Mi permetta però di intervenire su questo: perché i porti hanno più importanza rispetto ad altri soggetti? Questo accade perché sono operatori economici rilevanti, nel senso che muovono ingenti capitali e creano un notevole indotto.

Se vogliono far sentire la propria voce, gli interporti devono essere visti come una forza unica: non come soggetti legati a una particolare area geografica e impegnati su due partite, ovvero quella per il proprio territorio e quella per il sistema complessivo. In questo modo qualsiasi azione verrebbe smontata molto facilmente.

Per questo condivido le posizioni della UIR, che dovrebbe trasmettere sempre più l’idea di costituire una forza unica: bisogna fare massa critica per riuscire a produrre un’azione efficace.

D: Per finire, ci parli un po’ di InLog: in che cosa consiste, e quali sono le iniziative e i progetti in essere? Fra l’altro, se non sbaglio Lei è diventato presidente di InLog pochi mesi fa.

R: Sì, è esatto. InLog è una società di sviluppo di iniziative logistiche. Si tratta di iniziative logistiche di carattere internazionale: come dicevo prima, la ricerca di mercati e di collaborazioni con mercati esterni, in particolare con mercati a rapido o alto sviluppo di PIL, quindi Cina e India, Kazakhstan e anche alcuni paesi dell’area mediterranea.

In questo periodo ad esempio stiamo investigando, pare con buone prospettive, l’area degli Emirati Arabi.
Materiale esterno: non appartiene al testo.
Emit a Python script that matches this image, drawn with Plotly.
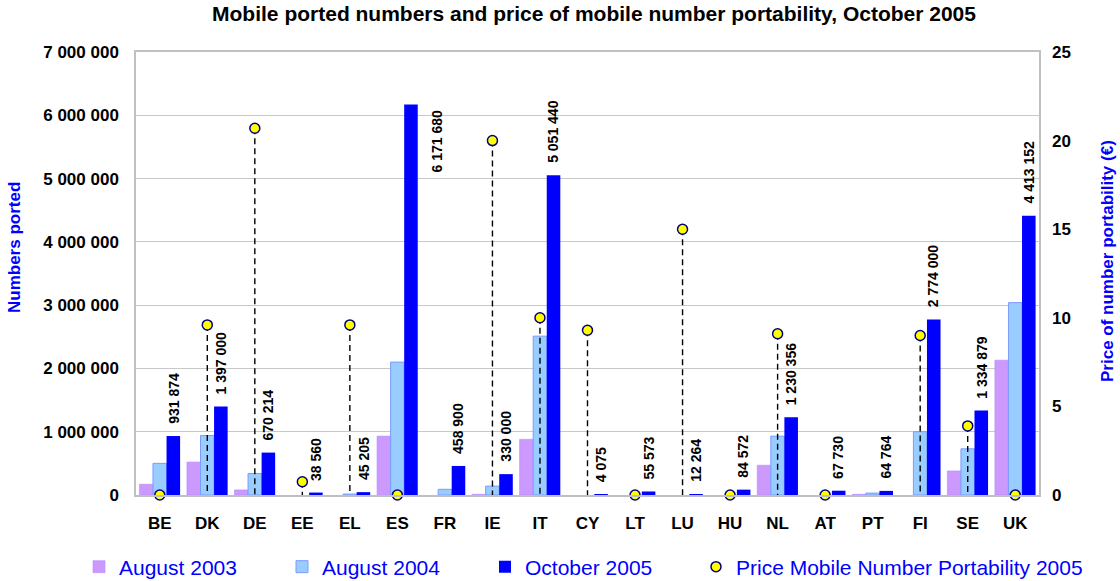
import plotly.graph_objects as go

# ---------------- data ----------------
countries = ["BE", "DK", "DE", "EE", "EL", "ES", "FR", "IE", "IT", "CY",
             "LT", "LU", "HU", "NL", "AT", "PT", "FI", "SE", "UK"]
aug2003 = [170000, 520000, 80000, None, None, 930000, None, 10000, 880000, None,
           None, None, None, 470000, None, 10000, None, 380000, 2130000]
aug2004 = [500000, 940000, 340000, None, 15000, 2100000, 90000, 140000, 2510000, None,
           None, None, None, 930000, None, 30000, 1000000, 730000, 3040000]
oct2005 = [931874, 1397000, 670214, 38560, 45205, 6171680, 458900, 330000, 5051440, 4075,
           55573, 12264, 84572, 1230356, 67730, 64764, 2774000, 1334879, 4413152]
price2005 = [0, 9.6, 20.7, 0.75, 9.6, 0, None, 20, 10, 9.3,
             0, 15, 0, 9.1, 0, None, 9, 3.9, 0]

left_ticks = [0, 1000000, 2000000, 3000000, 4000000, 5000000, 6000000, 7000000]
right_ticks = [0, 5, 10, 15, 20, 25]

def spaced(v):
    return f"{v:,}".replace(",", " ")

# ---------------- style ----------------
FONT = "Arial, Liberation Sans, sans-serif"
BLUE = "#0000ff"
BARGAP = 0.144
label_overrides = {"ES": dict(xshift=26, yanchor="top", yshift=-4)}

L, R, T, B = 136, 81, 52, 86
W, H = 1120, 581
pw, ph = W - L - R, H - T - B

fig = go.Figure()
fig.add_trace(go.Bar(name="August 2003", x=countries, y=aug2003, legend="legend",
                     marker=dict(color="#cc99ff", line=dict(color="#b48cff", width=0.6))))
fig.add_trace(go.Bar(name="August 2004", x=countries, y=aug2004, legend="legend",
                     marker=dict(color="#99ccff", line=dict(color="#7a9cff", width=1))))
fig.add_trace(go.Bar(name="October 2005", x=countries, y=oct2005, legend="legend",
                     marker=dict(color=BLUE, line=dict(width=0))))

# drop lines from price markers to zero
dx, dy = [], []
for c, p in zip(countries, price2005):
    if p:
        dx += [c, c, None]
        dy += [p, 0, None]
fig.add_trace(go.Scatter(x=dx, y=dy, yaxis="y2", mode="lines", showlegend=False,
                         hoverinfo="skip",
                         line=dict(color="black", width=1.4, dash="6px,4px")))
fig.add_trace(go.Scatter(name="Price Mobile Number Portability 2005", x=countries, y=price2005,
                         yaxis="y2", mode="markers", cliponaxis=False, legend="legend2",
                         marker=dict(symbol="circle", size=10, color="#ffff00",
                                     line=dict(color="#000080", width=1.5))))

# value labels on October 2005 bars
offset = (1 - BARGAP) / 3
for i, (c, v) in enumerate(zip(countries, oct2005)):
    kw = dict(xshift=0, yanchor="bottom", yshift=10)
    kw.update(label_overrides.get(c, {}))
    fig.add_annotation(x=i + offset, y=v, xref="x", yref="y", text=spaced(v),
                       textangle=-90, showarrow=False, xanchor="center",
                       font=dict(family=FONT, size=14, color="black", weight="bold"),
                       **kw)

# axis titles (pixel positions converted to paper coordinates)
for txt, px, py in [("Numbers ported", 14, 248),
                    ("Price of number portability (€)", 1107, 261)]:
    fig.add_annotation(x=(px - L) / pw, y=(H - B - py) / ph, xref="paper", yref="paper",
                       text=txt, showarrow=False, textangle=-90,
                       xanchor="center", yanchor="middle",
                       font=dict(family=FONT, size=17, color=BLUE, weight="bold"))

legend_common = dict(orientation="h", xanchor="left", yanchor="middle",
                     y=-72 / ph, font=dict(family=FONT, size=21, color=BLUE),
                     bgcolor="rgba(0,0,0,0)", traceorder="normal")

fig.update_layout(
    width=W, height=H,
    margin=dict(l=L, r=R, t=T, b=B, autoexpand=False),
    paper_bgcolor="white", plot_bgcolor="white",
    barmode="group", bargap=BARGAP, bargroupgap=0,
    font=dict(family=FONT, color="black"),
    title=dict(text="Mobile ported numbers and price of mobile number portability, October 2005",
               x=(594 - L) / pw, xref="paper", xanchor="center",
               y=1 - 14 / H, yref="container", yanchor="middle",
               font=dict(family=FONT, size=21, color="black", weight="bold")),
    xaxis=dict(type="category", range=[-0.5, len(countries) - 0.5],
               showgrid=False, showline=True, mirror=True,
               linecolor="#c0c0c0", linewidth=1.5, ticks="",
               tickfont=dict(family=FONT, size=17, color="black", weight="bold"),
               ticklabelstandoff=12),
    yaxis=dict(range=[0, 7000000], tickvals=left_ticks,
               ticktext=[spaced(t) for t in left_ticks],
               showgrid=True, gridcolor="#c8c8c8", gridwidth=1,
               showline=True, mirror=True, linecolor="#c0c0c0", linewidth=1.5,
               zeroline=False, ticks="",
               tickfont=dict(family=FONT, size=17, color="black", weight="bold"),
               ticklabelstandoff=12),
    yaxis2=dict(range=[0, 25], tickvals=right_ticks, overlaying="y", side="right",
                showgrid=False, zeroline=False, showline=False, ticks="",
                tickfont=dict(family=FONT, size=17, color="black", weight="bold"),
                ticklabelstandoff=12),
    legend=dict(x=(79 - L) / pw, entrywidth=158, entrywidthmode="pixels", **legend_common),
    legend2=dict(x=(696 - L) / pw, **legend_common),
    showlegend=True,
)

fig.write_html("out.html", config={"displayModeBar": False},
               post_script="document.body.style.margin='0';document.body.style.overflow='hidden';")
Si tratta di iniziative biunivoche: sviluppare piattaforme logistiche nell’area di interesse ma anche far transitare le merci da quell’area geografica verso l’Italia.
Su questo, ovviamente, dobbiamo favorire gli interporti che hanno costituito InLog, senza però avere una visione campanilistica all’interno, nel favorire questo piuttosto che quel soggetto.